What endures is the number. Nine-O-Nine was named for nothing, a scrap of a serial read off a data plate, and it turned that nothing into the best survival record a heavy bomber ever compiled in the European war. Every man who flew her lived. The crew chief who kept her flying wore a Bronze Star for it. And then, like almost all of them, she was gone before anyone thought to save her.
Frequently Asked Questions
- How many missions did the B-17 Nine-O-Nine fly?
- The wartime Nine-O-Nine flew 140 combat missions with the 91st Bomb Group, believed to be the Eighth Air Force record, without losing a single crewman to enemy action.
- Why was it called Nine-O-Nine?
- It was named for the last three digits of its serial number, 42-31909. Unlike most bombers, it was not named for a person, a sweetheart, or a slogan.
- What happened to the original Nine-O-Nine?
- The wartime original was flown back to the United States after V-E Day and scrapped at Kingman, Arizona, on December 7, 1945. No part of the original aircraft survives.
- Was the Nine-O-Nine that crashed in 2019 the original?
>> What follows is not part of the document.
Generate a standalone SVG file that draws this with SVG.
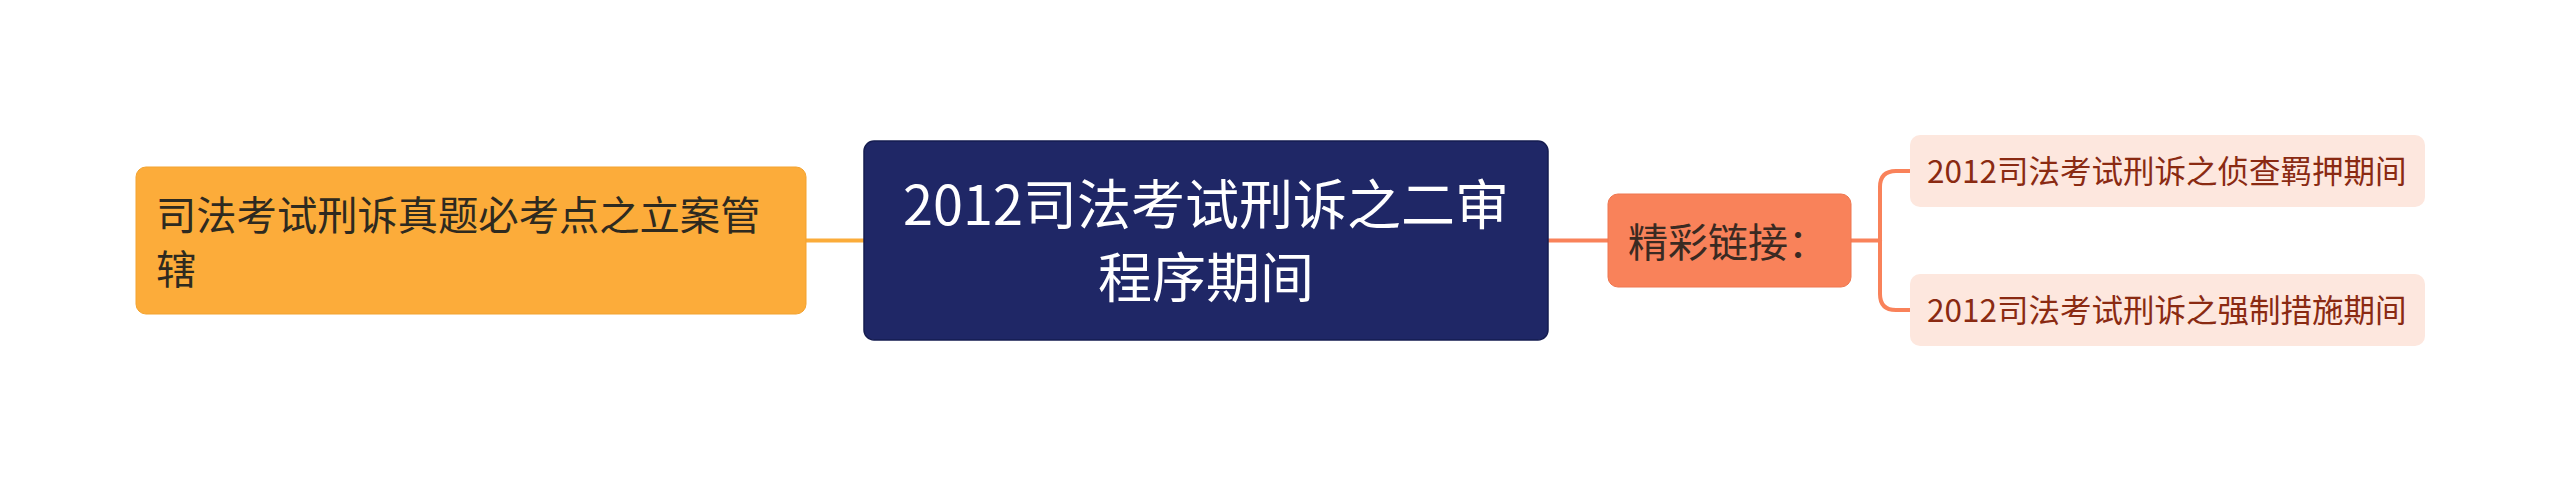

- No. The aircraft that crashed at Bradley Airport, Connecticut, on October 2, 2019 was a separate airframe (44-83575) restored by the Collings Foundation as a flying tribute. It was built too late to see combat and carried the Nine-O-Nine name for 33 years.
- Who painted the Nine-O-Nine nose art?
- Cpl. Tony Starcer, the 91st Bomb Group's resident artist, who painted the nose art on roughly 130 B-17s including the Memphis Belle.